With its post-COVID economic agenda struggling in Congress, the Biden White House today called in some local reinforcements, teaming Illinois Gov. J.B. Pritzker with a top federal official to pitch the president’s tax and spending plans.
In a Zoom call with regional reporters, Pritzker asserted that Biden’s plan to expand child care nationally in the same way Pritzker has in Illinois is crucial to a full recovery from COVID, and he argued that Biden’s plan to boost taxes on the wealthy and large corporations is the correct way to pay for it.
“The president is doing the right thing,” Pritzker said as David Kamin, deputy director of the president’s National Economic Council, listened in. “We’ve got to pay the bills from the recovery. The best way to do that is to tax those who can most afford it.”
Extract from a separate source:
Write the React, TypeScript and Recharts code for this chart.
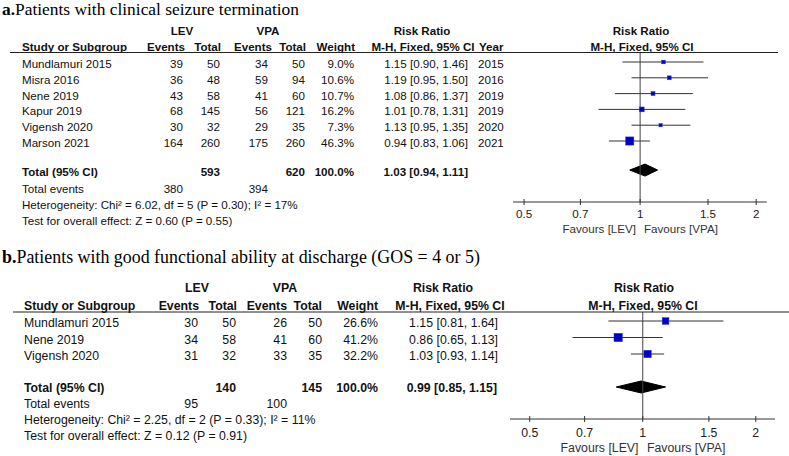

That argument is very similar to the one Illinois voters rejected last year when they said no to Pritzker’s proposed graduated income tax amendment, which the governor dubbed the “fair tax.”
Asked today if he wasn’t asking a Democratic Congress to take the kind of step Illinois voters were unwilling to make, Pritzker replied that he still believes the tax code needs to be made more fair.
“Congress is trying to go at it in a slightly different way” than he did, Pritzker said. “I’m glad the federal government went after this.”
The child care expansion Pritzker promoted in Illinois indeed is large. So far, mostly using federal COVID relief funds, the state has targeted $870 million for such efforts, with job seekers given three months of free child care, workers given a $1,000 bonus each, and $300 million awarded to child-care and early-education providers.
Of all the investments being made after COVID, this one has the highest potential return, Pritzker said. Lack of child care “is holding back our recovery.” The workers who depend on such services so they can hold down a job “are carrying the rest of us on their backs,” Pritzker said.
But while such programs are popular in Congress, they are part of a larger spending initiative that so far has failed to unify Democrats or attract any Republicans. And how to pay for it remains a hot topic of debate.
Biden’s plans feature raising the top corporate income-tax rate from 21% to 26.5% and expanding taxes on corporate foreign income. That would raise an estimated $1 trillion. Tax rates also would rise on wealthy people though not families earning less than $400,000, according to the White House.
But it appears that even some profitable companies would still continue to pay no income tax under Biden’s plan. That’s because it would retain credits for certain investments and research and development, even expanding credits for investments in clean energy and low-income housing.
Kamin said the Build Back Better agenda is just what America needs. “We have a fundamental choice as to how to rebuild our economy.”
The White House has not provided a list of Illinois companies that have paid no taxes, citing federal confidentiality rules.